> _Stated goal_: Write the lines out again, from the top of the material to the line containing "const chart = echarts.init(document.getElementById('chart'))", pictures excluded.

> _Plotting code records_:

▽

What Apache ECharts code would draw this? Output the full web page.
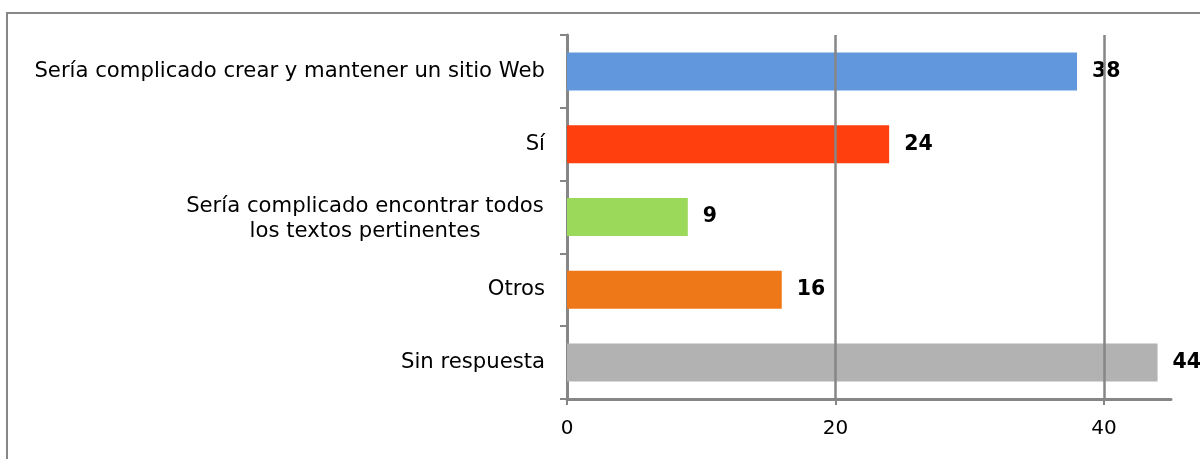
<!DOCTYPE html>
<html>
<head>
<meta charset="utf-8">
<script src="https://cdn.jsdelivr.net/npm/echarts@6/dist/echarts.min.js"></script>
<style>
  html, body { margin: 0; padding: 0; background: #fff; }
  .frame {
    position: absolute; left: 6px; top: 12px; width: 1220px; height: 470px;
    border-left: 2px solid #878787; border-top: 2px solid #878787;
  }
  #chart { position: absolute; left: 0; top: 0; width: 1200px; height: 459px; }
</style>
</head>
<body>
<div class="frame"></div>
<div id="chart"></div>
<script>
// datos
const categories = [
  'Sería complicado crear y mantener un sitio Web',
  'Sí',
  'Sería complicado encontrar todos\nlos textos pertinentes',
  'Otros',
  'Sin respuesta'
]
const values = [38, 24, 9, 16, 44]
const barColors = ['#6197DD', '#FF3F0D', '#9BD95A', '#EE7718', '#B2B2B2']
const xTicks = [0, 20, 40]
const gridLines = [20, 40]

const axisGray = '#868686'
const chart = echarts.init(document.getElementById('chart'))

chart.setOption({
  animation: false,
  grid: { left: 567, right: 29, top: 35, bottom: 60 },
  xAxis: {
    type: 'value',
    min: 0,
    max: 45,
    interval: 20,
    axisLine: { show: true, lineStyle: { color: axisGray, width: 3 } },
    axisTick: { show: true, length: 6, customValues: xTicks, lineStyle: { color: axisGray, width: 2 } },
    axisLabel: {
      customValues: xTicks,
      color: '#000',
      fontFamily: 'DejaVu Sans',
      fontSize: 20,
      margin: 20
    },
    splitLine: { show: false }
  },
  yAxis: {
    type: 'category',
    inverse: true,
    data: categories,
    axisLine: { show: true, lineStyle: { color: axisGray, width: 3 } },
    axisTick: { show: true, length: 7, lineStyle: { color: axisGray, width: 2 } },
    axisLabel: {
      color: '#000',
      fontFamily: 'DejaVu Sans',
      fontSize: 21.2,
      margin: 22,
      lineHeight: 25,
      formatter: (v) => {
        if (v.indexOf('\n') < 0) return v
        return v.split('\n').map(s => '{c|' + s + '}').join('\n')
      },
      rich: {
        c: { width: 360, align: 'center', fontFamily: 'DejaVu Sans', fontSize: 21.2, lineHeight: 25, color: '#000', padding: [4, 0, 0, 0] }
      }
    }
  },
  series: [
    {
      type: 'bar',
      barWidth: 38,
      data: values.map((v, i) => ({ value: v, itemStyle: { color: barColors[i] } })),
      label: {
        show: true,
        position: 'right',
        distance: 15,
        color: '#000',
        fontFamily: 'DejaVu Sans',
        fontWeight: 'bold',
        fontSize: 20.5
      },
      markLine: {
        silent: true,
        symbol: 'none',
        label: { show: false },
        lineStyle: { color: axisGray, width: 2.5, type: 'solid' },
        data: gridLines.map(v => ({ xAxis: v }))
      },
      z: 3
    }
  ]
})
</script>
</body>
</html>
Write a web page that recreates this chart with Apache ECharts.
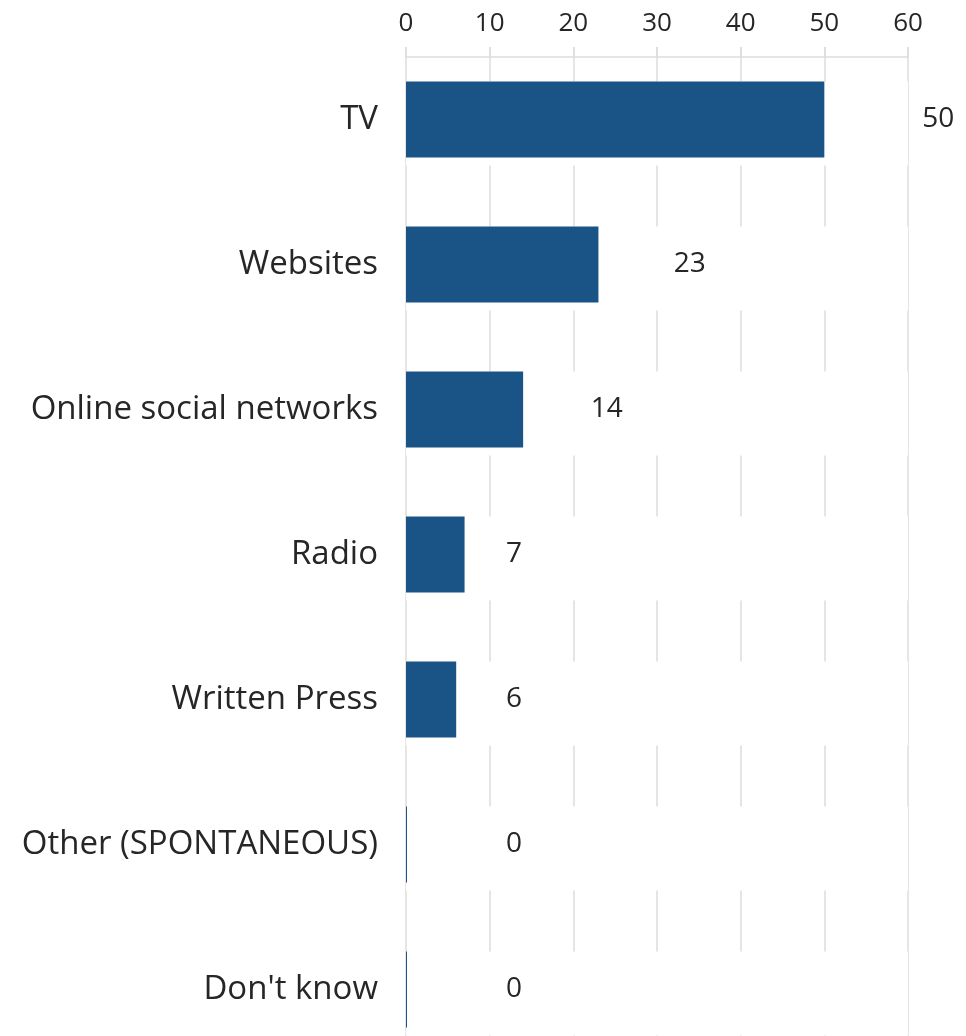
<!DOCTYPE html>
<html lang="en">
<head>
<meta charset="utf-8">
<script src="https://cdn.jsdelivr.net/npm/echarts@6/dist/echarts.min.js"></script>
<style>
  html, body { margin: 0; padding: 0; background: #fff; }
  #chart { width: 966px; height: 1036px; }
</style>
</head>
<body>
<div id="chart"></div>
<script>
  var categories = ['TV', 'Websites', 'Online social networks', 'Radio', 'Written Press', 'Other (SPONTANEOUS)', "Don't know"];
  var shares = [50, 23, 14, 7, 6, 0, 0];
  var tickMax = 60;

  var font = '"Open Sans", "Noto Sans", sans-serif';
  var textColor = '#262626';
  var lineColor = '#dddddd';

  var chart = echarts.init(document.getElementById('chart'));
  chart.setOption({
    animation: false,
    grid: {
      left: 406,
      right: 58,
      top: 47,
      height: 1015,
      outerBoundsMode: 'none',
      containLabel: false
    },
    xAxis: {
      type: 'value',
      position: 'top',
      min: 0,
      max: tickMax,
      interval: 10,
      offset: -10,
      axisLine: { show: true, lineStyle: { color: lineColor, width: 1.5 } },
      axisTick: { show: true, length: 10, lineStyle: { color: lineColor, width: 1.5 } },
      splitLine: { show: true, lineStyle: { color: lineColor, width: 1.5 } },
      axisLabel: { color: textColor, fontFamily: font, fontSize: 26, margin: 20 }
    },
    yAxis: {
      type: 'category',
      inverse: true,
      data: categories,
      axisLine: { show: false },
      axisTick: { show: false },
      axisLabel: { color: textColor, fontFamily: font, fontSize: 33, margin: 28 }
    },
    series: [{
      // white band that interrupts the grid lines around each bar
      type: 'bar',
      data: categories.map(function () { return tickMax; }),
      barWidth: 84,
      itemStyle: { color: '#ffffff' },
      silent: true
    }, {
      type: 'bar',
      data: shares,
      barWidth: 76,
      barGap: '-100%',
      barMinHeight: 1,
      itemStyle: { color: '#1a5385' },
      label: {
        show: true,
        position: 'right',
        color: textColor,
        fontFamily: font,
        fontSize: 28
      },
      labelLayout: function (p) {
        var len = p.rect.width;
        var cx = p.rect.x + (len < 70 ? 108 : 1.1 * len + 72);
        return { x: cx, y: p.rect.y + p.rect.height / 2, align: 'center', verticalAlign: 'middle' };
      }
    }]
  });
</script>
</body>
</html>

△

> _Solution to this problem_:
What Apache ECharts code would draw this? Output the full web page.
<!DOCTYPE html>
<html>
<head>
<meta charset="utf-8">
<script src="https://cdn.jsdelivr.net/npm/echarts@6/dist/echarts.min.js"></script>
<style>
  html, body { margin: 0; padding: 0; background: #fff; }
  .frame {
    position: absolute; left: 6px; top: 12px; width: 1220px; height: 470px;
    border-left: 2px solid #878787; border-top: 2px solid #878787;
  }
  #chart { position: absolute; left: 0; top: 0; width: 1200px; height: 459px; }
</style>
</head>
<body>
<div class="frame"></div>
<div id="chart"></div>
<script>
// datos
const categories = [
  'Sería complicado crear y mantener un sitio Web',
  'Sí',
  'Sería complicado encontrar todos\nlos textos pertinentes',
  'Otros',
  'Sin respuesta'
]
const values = [38, 24, 9, 16, 44]
const barColors = ['#6197DD', '#FF3F0D', '#9BD95A', '#EE7718', '#B2B2B2']
const xTicks = [0, 20, 40]
const gridLines = [20, 40]

const axisGray = '#868686'
const chart = echarts.init(document.getElementById('chart'))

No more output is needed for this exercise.